Did the Size of America Increase Dramatically After the Mexican-American War?
The size of the United States of America increased by about 500,000 square miles as a direct result of the 1848 Treaty of Guadalupe Hidalgo, which ended the Mexican-American War. The United States purchased an additional 29,670 square miles from Mexico in the 1854 Gadsden Purchase, in part to resolve border disputes that lingered after the war.
1 Manifest Destiny
Many American political leaders in the 1840s believed that it was the destiny of the United States to build a nation that stretched from the Atlantic to the Pacific. However, at the time, Mexico claimed much of the territory between the western border of the United States and the Pacific Ocean. James Polk ran for president in 1844 largely on his platform that the United States should annex Oregon -- which belonged to Great Britain -- and Texas, which had declared independence but was still claimed by the Mexican government.
2 Offer to Purchase
Under President Polk's leadership, the United States annexed Texas in 1845. This added a significant amount of territory to the United States, much of which Mexico still claimed. The Mexican government not only refused to officially recognize Texan independence, but it also placed the southern border of Texas at the Nueces River at more than 150 miles north of the Rio Grande, which Texas and the United States claimed as the border. President Polk sent a representative -- John Slidell -- to Mexico to purchase the disputed territory, California and New Mexico, but the Mexican president refused to see Slidell.

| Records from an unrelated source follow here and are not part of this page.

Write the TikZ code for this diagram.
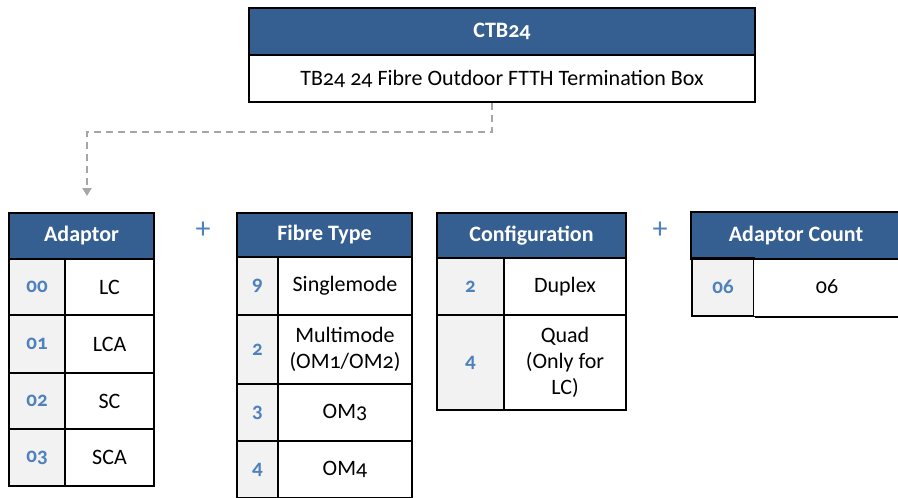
\documentclass[tikz,border=0pt]{standalone}
\usepackage{fontspec}
\setmainfont{Carlito}[Numbers=OldStyle]
\usepackage{tikz}
\usetikzlibrary{arrows.meta}
\definecolor{hdrblue}{HTML}{365F91}
\definecolor{codeblue}{HTML}{4F81BD}
\definecolor{codegray}{HTML}{F2F2F2}
\definecolor{linkgray}{HTML}{A6A6A6}
\tikzstyle{cell} = [draw=black, line width=2pt, inner sep=0pt, 
anchor=north west, align=center]
\tikzstyle{hdr} = [cell, fill=hdrblue, text=white, 
font=\fontsize{22}{26}\selectfont\bfseries]
\tikzstyle{code} = [cell, fill=codegray, text=codeblue, 
font=\fontsize{21}{24}\selectfont\bfseries]
\tikzstyle{desc} = [cell, fill=white, font=\fontsize{22}{26}\selectfont]
\tikzstyle{plus} = [text=codeblue, font=\fontsize{30}{30}\selectfont]
\tikzstyle{link} = [linkgray, line width=2pt, dash pattern=on 7pt off 5pt, 
-{Triangle[width=9pt,length=8pt]}]

\begin{document}
\begin{tikzpicture}[x=1pt, y=-1pt]
\useasboundingbox (0,0) rectangle (898,498);
% product code
\node[hdr, minimum width=506pt, minimum height=47pt] (ctb) at (248,7) {CTB24};
\node[desc, minimum width=506pt, minimum height=47pt] (ctbdesc) at (248,54) 
{TB24 24 Fibre Outdoor FTTH Termination Box};
% adaptor
\node[hdr, minimum width=145pt, minimum height=46pt] (adhdr) at (8,212) {Adaptor};
\foreach \y/\h/\c/\t [count=\i] in {258/56/00/LC, 314/58/01/LCA, 
372/56/02/SC, 428/57/03/SCA}
{
\node[code, minimum width=56pt, minimum height=\h pt] (adc\i) at (8,\y) {\c};
\node[desc, minimum width=89pt, minimum height=\h pt] (add\i) at (64,\y) {\t};
}
\node[plus] (plusa) at (203,230) {+};
% fibre type
\node[hdr, minimum width=175pt, minimum height=44pt] (fthdr) at (236,212) {Fibre Type};
\foreach \y/\h/\c/\t [count=\i] in {256/58/9/Singlemode, 
314/69/2/{Multimode\\(OM1/OM2)}, 383/57/3/OM3, 440/57/4/OM4}
{
\node[code, minimum width=41pt, minimum height=\h pt] (ftc\i) at (236,\y) {\c};
\node[desc, minimum width=134pt, minimum height=\h pt] (ftd\i) at (277,\y) {\t};
}
% configuration
\node[hdr, minimum width=189pt, minimum height=45pt] (cfhdr) at (436,212) {Configuration};
\foreach \y/\h/\c/\t [count=\i] in {257/57/2/Duplex, 
314/95/4/{Quad\\(Only for\\LC)}}
{
\node[code, minimum width=67pt, minimum height=\h pt] (cfc\i) at (436,\y) {\c};
\node[desc, minimum width=122pt, minimum height=\h pt] (cfd\i) at (503,\y) {\t};
}
\node[plus] (plusb) at (660,230) {+};
% adaptor count, open on the right
\node[hdr, draw=none, minimum width=208pt, minimum height=45pt] (achdr) at (691,212) {Adaptor Count};
\node[code, minimum width=62pt, minimum height=58pt] (acc) at (691,257) {06};
\node[desc, draw=none, minimum width=146pt, minimum height=58pt] (acd) at (753,257) {06};
\draw[line width=2pt] (achdr.north east) -- (achdr.north west) -- (achdr.south west) 
-- (achdr.south east);
\draw[line width=2pt] (acc.south east) -- (acd.south east);
% link
\coordinate (bend) at (492,132);
\coordinate (tip) at (87,196);
\draw[link] (ctbdesc.south -| bend) -- (bend) -| (tip);
\end{tikzpicture}
\end{document}
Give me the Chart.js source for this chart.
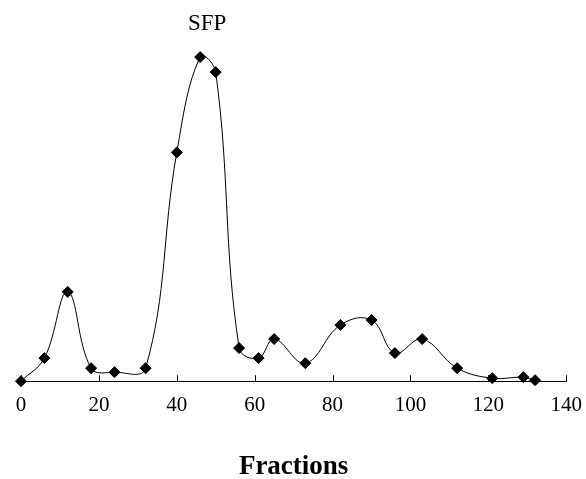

3 Treaty of Guadalupe Hidalgo
Border skirmishes were common between Mexicans and Texans and Americans in the 1840s. One such skirmish that occurred north of the Rio Grande resulted in a handful of American casualties and served as the pretext for war. The United States won a series of battles, eventually laying siege to Mexico City. With few legitimate options, Mexico surrendered. The peace treaty negotiated, the Treaty of Guadalupe Hidalgo, set the U.S.-Mexico border at the Rio Grande, and ceded land that comprises all or most of the current U.S. states of California, New Mexico, Arizona, Nevada and Utah and the western portion of Colorado. In return, the United States paid Mexico $15 million, agreed to settle debts between Mexico and U.S. citizens and promised to protect the Mexican border from attacks by Native Americans.
4 Gadsden Purchase
The United States purchased an additional 29,670 square miles of land from Mexico for $10 million in 1854. Some of the land, comprising the southern portions of present-day Arizona and New Mexico, was disputed territory -- claimed by both countries. The U.S. wanted the land because it was ideal for building a southern transcontinental railroad. Mexican President Antonio Lopez de Santa Anna sold the land in part because he needed money to fund his army to put down rebellions in Mexico. The purchase also resolved most lingering border disputes between the two nations.